Exercise directions
Your task is to reproduce, verbatim and without pictures, the lines from the opening of the listing through the line containing "plt.rcParams['font.family'] = ['Open".

Data segment

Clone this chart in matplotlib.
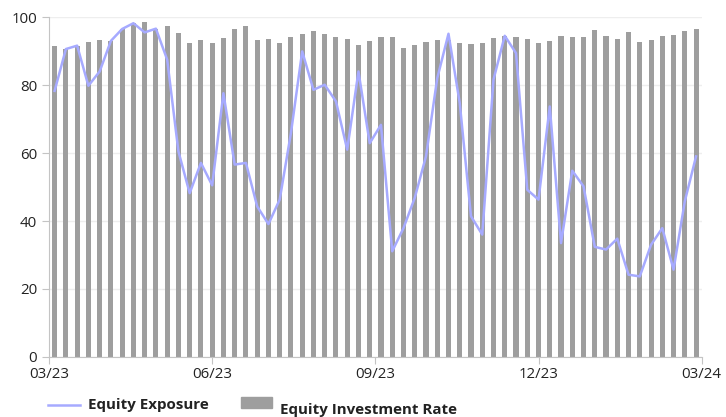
import matplotlib.pyplot as plt
from matplotlib.lines import Line2D
from matplotlib.patches import Rectangle
import numpy as np

plt.rcParams['font.family'] = ['Open Sans', 'DejaVu Sans']

# weekly readings, 03/23 .. 03/24
investment_rate = [91.6, 90.6, 91.6, 92.7, 93.3, 93.0, 96.5, 98.2, 98.6, 96.6,
                   97.5, 95.4, 92.3, 93.3, 92.5, 93.9, 96.6, 97.5, 93.3, 93.6,
                   92.5, 94.2, 95.1, 96.0, 95.1, 94.2, 93.6, 91.9, 93.0, 94.2,
                   94.2, 91.0, 91.9, 92.7, 93.3, 93.3, 92.5, 92.2, 92.5, 93.9,
                   94.5, 94.2, 93.6, 92.5, 93.0, 94.5, 94.2, 94.2, 96.3, 94.5,
                   93.6, 95.7, 92.7, 93.3, 94.5, 94.8, 96.0, 96.6]
exposure = [78.3, 90.6, 91.6, 79.8, 84.0, 93.0, 96.5, 98.2, 95.5, 96.6,
            87.5, 60.5, 48.2, 57.1, 50.5, 77.6, 56.6, 57.1, 44.3, 39.1,
            46.3, 65.9, 89.9, 78.6, 80.1, 75.2, 61.0, 84.0, 62.9, 68.3,
            31.1, 37.9, 46.8, 59.0, 82.0, 95.1, 74.7, 41.4, 36.0, 81.6,
            94.5, 89.4, 49.2, 46.3, 73.7, 33.5, 54.8, 50.2, 32.4, 31.6,
            34.8, 24.2, 23.7, 33.0, 37.9, 25.7, 45.8, 59.0]
tick_labels = ['03/23', '06/23', '09/23', '12/23', '03/24']

line_color = '#a6aaff'
bar_color = '#9e9e9e'

n = len(investment_rate)
x = np.arange(n)

fig = plt.figure(figsize=(7.26, 4.17), dpi=100)
ax = fig.add_axes([0.0675, 0.144, 0.899, 0.815])

ax.bar(x, investment_rate, width=0.45, color=bar_color, zorder=2)
ax.plot(x, exposure, color=line_color, lw=1.8, zorder=3)

ax.set_xlim(-0.5, n - 0.5)
ax.set_ylim(0, 100)
ax.set_xticks(np.linspace(-0.5, n - 0.5, len(tick_labels)))
ax.set_xticklabels(tick_labels)
ax.set_yticks(range(0, 101, 20))
ax.yaxis.grid(True, color='#eeeeee', lw=1, zorder=0)
ax.set_axisbelow(True)

for s in ['top', 'right']:
    ax.spines[s].set_visible(False)
for s in ['left', 'bottom']:
    ax.spines[s].set_color('#c4c4c4')
ax.tick_params(axis='both', colors='#c4c4c4', labelcolor='#222222',
               labelsize=10.8, length=5)
ax.tick_params(axis='x', pad=2)

# legend drawn by hand so the two entries sit like the original
fig.add_artist(Line2D([0.066, 0.110], [0.029, 0.029], color=line_color,
                      lw=1.8, transform=fig.transFigure))
fig.text(0.121, 0.029, 'Equity Exposure', fontsize=10.9, fontweight='bold',
         color='#222222', va='center')
fig.add_artist(Rectangle((0.332, 0.0216), 0.0427, 0.0264, color=bar_color,
                         transform=fig.transFigure))
fig.text(0.3857, 0.017, 'Equity Investment Rate', fontsize=10.9,
         fontweight='bold', color='#222222', va='center')

fig.savefig('out.png', dpi=100)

Result of this task
Clone this chart in matplotlib.
import matplotlib.pyplot as plt
from matplotlib.lines import Line2D
from matplotlib.patches import Rectangle
import numpy as np

plt.rcParams['font.family'] = ['Open Sans', 'DejaVu Sans']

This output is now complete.